Why Auction House Descriptions Are Not Guarantees
- Fine Art Expertises LLC , www.fae.llc
- 2h
- 2 min read
The Illusion of Safety
Collectors often believe that buying from a major auction house automatically means safety, authenticity, and legal protection.
This belief is dangerously wrong.
Auction house descriptions are marketing tools, not guarantees, and they are written under legal frameworks designed to protect the auction house, not the buyer.
What an Auction House Description Really Is
An auction description is
An opinion, not a certification
Written without legal liability
Based on information available at the time
Protected by extensive disclaimers buried in the Conditions of Sale
In simple terms:
They describe, they do not certify.
The Language That Should Worry You
Auction catalogs are full of soft legal language that sounds reassuring but means very little:
“Attributed to”
“Studio of”
“Circle of”
“Follower of”
“In the manner of”
“We are of the opinion that…”
Each of these phrases reduces responsibility, not risk.
Disclaimers You Rarely Read (But Should)
Most auction houses explicitly state that:
Descriptions are opinions, not facts
No guarantee is given on authorship, date, or condition
Buyers are responsible for their own due diligence
Refunds are limited, time-restricted, or subject to internal review
Scientific or archival discoveries after the sale may invalidate prior descriptions
Once the hammer falls, your leverage collapses.

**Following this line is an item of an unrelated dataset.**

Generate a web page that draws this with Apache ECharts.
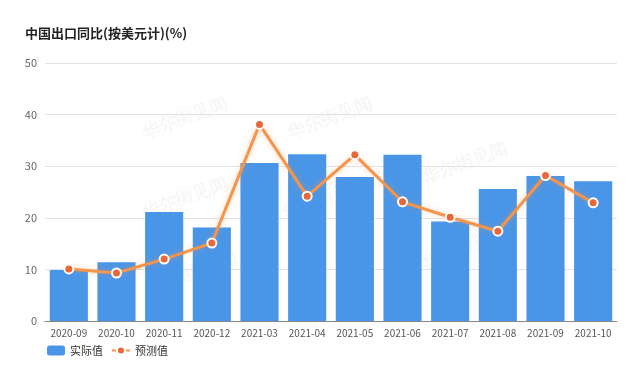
<!DOCTYPE html>
<html>
<head>
<meta charset="utf-8">
<script src="https://cdn.jsdelivr.net/npm/echarts@6/dist/echarts.min.js"></script>
<style>html,body{margin:0;padding:0;background:#fff}#c{width:640px;height:369px}</style>
</head>
<body>
<div id="c"></div>
<script>
const categories = ['2020-09','2020-10','2020-11','2020-12','2021-03','2021-04','2021-05','2021-06','2021-07','2021-08','2021-09','2021-10'];
const actual = [9.9, 11.4, 21.1, 18.1, 30.6, 32.3, 27.9, 32.2, 19.3, 25.6, 28.1, 27.1];
const forecast = [10.1, 9.3, 12.0, 15.1, 38.1, 24.2, 32.2, 23.1, 20.1, 17.4, 28.2, 22.9];
const yTicks = [0, 10, 20, 30, 40, 50];

const chart = echarts.init(document.getElementById('c'), null, {renderer: 'canvas'});
const font = '"Noto Sans CJK SC", "Noto Sans", sans-serif';
const wm = [];
const wmPos = [[140,95],[140,175],[150,250],[285,95],[280,175],[420,140],[420,225]];
wmPos.forEach(p => wm.push({
  type: 'text', left: p[0], top: p[1], rotation: Math.PI/9, z: -1,
  style: {text: '华尔街见闻', fill: 'rgba(0,0,0,0.035)', font: 'bold 18px serif'}
}));
chart.setOption({
  animation: false,
  backgroundColor: '#fff',
  title: {
    text: '中国出口同比(按美元计)(%)', left: 20, top: 22,
    textStyle: {fontFamily: font, fontSize: 13, fontWeight: 'bold', color: '#222'}
  },
  graphic: wm,
  legend: {
    left: 42, bottom: 8, itemGap: 8, itemWidth: 18, itemHeight: 10,
    textStyle: {fontFamily: font, fontSize: 11, color: '#333'},
    data: [{name: '实际值', icon: 'roundRect'}, {name: '预测值'}]
  },
  grid: {left: 45, right: 23, top: 63, bottom: 48},
  xAxis: {
    type: 'category', data: categories,
    axisTick: {show: false},
    axisLine: {lineStyle: {color: '#888', width: 1}},
    axisLabel: {color: '#555', fontSize: 10, fontFamily: font, margin: 7, interval: 0}
  },
  yAxis: {
    type: 'value', min: yTicks[0], max: yTicks[yTicks.length-1], interval: 10,
    axisLine: {show: false}, axisTick: {show: false},
    axisLabel: {color: '#666', fontSize: 11, fontFamily: font, margin: 8},
    splitLine: {lineStyle: {color: '#e3e3e3'}}
  },
  series: [
    {
      name: '实际值', type: 'bar', data: actual, barCategoryGap: '20%',
      itemStyle: {color: '#4996E8'}
    },
    {
      name: '预测值', type: 'line', data: forecast,
      symbol: 'circle', symbolSize: 9,
      lineStyle: {color: '#F5944A', width: 3, shadowColor: 'rgba(245,148,74,0.4)', shadowBlur: 6},
      itemStyle: {color: '#E8683A', borderColor: '#fff', borderWidth: 2}
    }
  ]
});
</script>
</body>
</html>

Why Even Major Auction Houses Get It Wrong
Auction houses:
Handle thousands of lots
Rely on external consultants
Often work with partial documentation
Face commercial pressure to place works attractively
Must balance scholarship with consignor interests
Mistakes are not rare; they are structural.
Provenance ≠ Authenticity
A long provenance does not guarantee authenticity.
Old labels, stamps, collection names, or past sales:
Can be misinterpreted
Can belong to another work
Can be attached later
Can simply be wrong
History can be misleading when not critically analyzed.
The Legal Reality After the Sale
Many buyers discover too late that:
Legal action is costly and slow
Arbitration favors institutional sellers
Time limits invalidate claims
Burden of proof lies with the buyer
In short:
You own the problem once you own the artwork.
What Serious Collectors Do Instead
Experienced collectors do not rely solely on catalog descriptions.
They:
Seek independent expertise
Analyze condition beyond cosmetic restoration
Verify stylistic coherence, materials, and construction
Question anything that looks “too perfect.”
Ask uncomfortable questions before bidding
The FAE.LLC Approach
At FAE.LLC, we do not sell optimism.
We deliver:
Independent risk analysis
Pre-auction reality checks
Honest second opinions
Expertise without commercial pressure
Discretion, clarity, and accountability
We work for the buyer, not the catalog.
Final Thought
Auction houses sell access and liquidity, not certainty.
If a description were a guarantee, lawsuits would not exist.
Before you trust the catalog, ask yourself one question:
Who carries the risk once the hammer falls?